There’s a by-election! Chaaaaarge! This pretty much sums up Lib Dem strategy in Crewe… or is it tactics masking as strategy? And if there are any voices in the party who think our blind rush to by-elections is as mad as the Charge of the Light Brigade, I have news for you. It’s the only strategy we have.
Tactical voting is our ‘strategy’ even if the circumstances don’t suit it – for example, if we are third in polling data and the main strong challenger is not us!

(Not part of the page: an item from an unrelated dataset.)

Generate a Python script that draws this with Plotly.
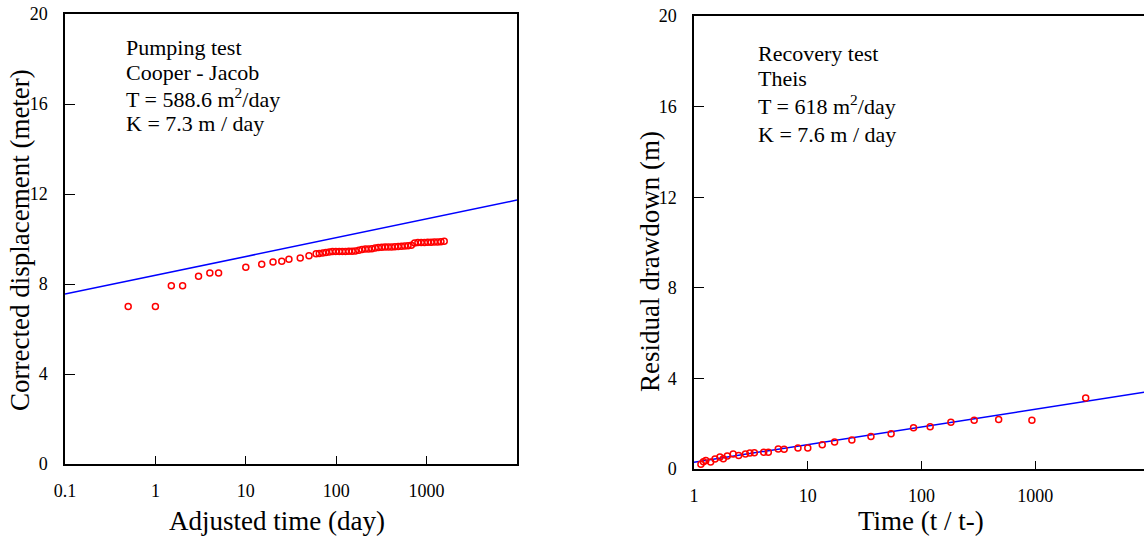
import plotly.graph_objects as go

# ---------------- data ----------------
# Left: pumping test (Cooper - Jacob)
pump_time = [0.5, 1, 1.5, 2, 3, 4, 5, 10, 15, 20, 25, 30, 40, 50, 60,
             65, 71, 77, 84, 91, 99, 108, 117, 127, 138, 150, 163, 178, 193,
             210, 228, 248, 270, 293, 319, 347, 377, 410, 446, 485, 527, 573,
             623, 678, 737, 801, 871, 947, 1030, 1120, 1218, 1324, 1440, 1566]
pump_disp = [7.0, 7.0, 7.92, 7.92, 8.34, 8.49, 8.49, 8.75, 8.88, 8.98, 9.01, 9.1, 9.16, 9.26, 9.34,
             9.36, 9.38, 9.40, 9.42, 9.44, 9.45, 9.45, 9.45, 9.45, 9.46, 9.46, 9.47, 9.50, 9.53,
             9.55, 9.56, 9.57, 9.60, 9.62, 9.63, 9.64, 9.64, 9.65, 9.66, 9.67, 9.68, 9.69,
             9.70, 9.72, 9.82, 9.84, 9.85, 9.85, 9.86, 9.86, 9.87, 9.87, 9.88, 9.90]
pump_fit_t = [0.1, 10000]
pump_fit_s = [7.55, 11.73]

# Right: recovery test (Theis)
rec_ratio = [1.15, 1.21, 1.27, 1.40, 1.53, 1.69, 1.81, 1.96, 2.21, 2.47, 2.83, 3.1, 3.39,
             4.1, 4.5, 5.5, 6.2, 8.2, 10, 13.4, 17.2, 24.4, 35.9, 54, 85, 119, 181,
             290, 476, 933, 2770]
rec_draw = [0.21, 0.32, 0.37, 0.31, 0.44, 0.53, 0.45, 0.57, 0.66, 0.60, 0.66, 0.71, 0.72,
            0.74, 0.74, 0.88, 0.87, 0.93, 0.93, 1.07, 1.19, 1.28, 1.43, 1.56, 1.82, 1.87, 2.06,
            2.15, 2.19, 2.15, 3.13]
rec_fit_t = [1, 10000]
rec_fit_s = [0.30, 3.42]

left_xticks = [0.1, 1, 10, 100, 1000]
left_xticklabels = ["0.1", "1", "10", "100", "1000"]
right_xticks = [1, 10, 100, 1000]
right_xticklabels = ["1", "10", "100", "1000"]
yticks = [0, 4, 8, 12, 16, 20]

left_text = ["Pumping test", "Cooper - Jacob", "T = 588.6 m<sup>2</sup>/day", "K = 7.3 m / day"]
right_text = ["Recovery test", "Theis", "T = 618 m<sup>2</sup>/day", "K = 7.6 m / day"]

# ---------------- figure ----------------
W, H = 1144, 538
FONT = "Liberation Serif"
RED = "#ff0000"
BLUE = "#0000ff"

fig = go.Figure()
fig.add_trace(go.Scatter(x=pump_fit_t, y=pump_fit_s, mode="lines",
                         line=dict(color=BLUE, width=1.5), xaxis="x", yaxis="y",
                         showlegend=False))
fig.add_trace(go.Scatter(x=pump_time, y=pump_disp, mode="markers",
                         marker=dict(symbol="circle-open", size=6, color=RED, line=dict(width=1.5, color=RED)),
                         xaxis="x", yaxis="y", showlegend=False))
fig.add_trace(go.Scatter(x=rec_fit_t, y=rec_fit_s, mode="lines",
                         line=dict(color=BLUE, width=1.5), xaxis="x2", yaxis="y2",
                         showlegend=False))
fig.add_trace(go.Scatter(x=rec_ratio, y=rec_draw, mode="markers",
                         marker=dict(symbol="circle-open", size=6, color=RED, line=dict(width=1.5, color=RED)),
                         xaxis="x2", yaxis="y2", showlegend=False))

def px(x):
    return x / W

def py(y):
    return 1 - y / H

tickfont = dict(family=FONT, size=18, color="black")

common_x = dict(type="log", showgrid=False, zeroline=False, showline=True, linecolor="black",
                linewidth=1.5, ticks="inside", ticklen=8, tickcolor="black", tickwidth=1,
                tickfont=tickfont, ticklabelstandoff=10, automargin=False)
common_y = dict(showgrid=False, zeroline=False, showline=True, linecolor="black",
                linewidth=1.5, ticks="inside", ticklen=10, tickcolor="black", tickwidth=1,
                tickfont=tickfont, range=[0, 20], tickvals=yticks, ticklabelstandoff=12,
                automargin=False)

fig.update_layout(
    width=W, height=H,
    font=dict(family=FONT, color="black"),
    margin=dict(l=0, r=0, t=0, b=0, pad=0, autoexpand=False),
    paper_bgcolor="white", plot_bgcolor="white",
    xaxis=dict(common_x, domain=[px(65), px(517)], range=[-1, 4], anchor="y",
               tickvals=left_xticks, ticktext=left_xticklabels, mirror=True),
    yaxis=dict(common_y, domain=[py(464), py(14)], anchor="x", mirror=True),
    xaxis2=dict(common_x, domain=[px(694), 1.0], range=[0, 3.955], anchor="y2",
                tickvals=right_xticks, ticktext=right_xticklabels, mirror=True),
    yaxis2=dict(common_y, domain=[py(469), py(16)], anchor="x2", mirror=False),
)

annotations = []
for txt, yy in zip(left_text, [48, 73, 98, 124]):
    annotations.append(dict(text=txt, x=px(124), y=py(yy), xref="paper", yref="paper",
                            xanchor="left", yanchor="middle", showarrow=False,
                            font=dict(family=FONT, size=22, color="black")))
for txt, yy in zip(right_text, [53, 79, 105, 134]):
    annotations.append(dict(text=txt, x=px(756), y=py(yy), xref="paper", yref="paper",
                            xanchor="left", yanchor="middle", showarrow=False,
                            font=dict(family=FONT, size=22, color="black")))

title_font = dict(family=FONT, size=27, color="black")
annotations += [
    dict(text="Adjusted time (day)", x=px(277), y=py(521), xref="paper", yref="paper",
         xanchor="center", yanchor="middle", showarrow=False, font=title_font),
    dict(text="Time (t / t-)", x=px(921), y=py(521), xref="paper", yref="paper",
         xanchor="center", yanchor="middle", showarrow=False, font=title_font),
    dict(text="Corrected displacement (meter)", x=px(20), y=py(240), xref="paper", yref="paper",
         xanchor="center", yanchor="middle", showarrow=False, textangle=-90, font=title_font),
    dict(text="Residual drawdown (m)", x=px(650), y=py(262), xref="paper", yref="paper",
         xanchor="center", yanchor="middle", showarrow=False, textangle=-90, font=title_font),
]
fig.update_layout(annotations=annotations)

fig.write_html("out.html")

In Crewe our message was, err… ‘Vote for us because we can….ummm……win’. After we came third, our main pronouncements were, in effect, ‘Hooray, Labour got a pasting because it increased taxes on the poor,’ and, at the same time, ‘People voted Tory as a protest but they don’t want a Tory government’. To describe this as unclear for the public and limp as a position (whether deliberate or not) would be euphemistic.
What’s worse is… well… let me put this as a question: what percentage of the voting public now identifies us with which policies? That is a more important question than what our main ‘headline’ policies actually are.
Tactical voting as an approach can help us in some circumstances, even in a general election, but it has come to dominate. Some might say it filled a nearly-empty space. Blind Charges of the Lib Dem Brigade need to be stopped, however. This will force us to face an uncomfortable truth. At the root of the ‘strategy deficit’ are the fragmented policy development and implementation processes across the party. By this I mean the actual, not theoretical, system.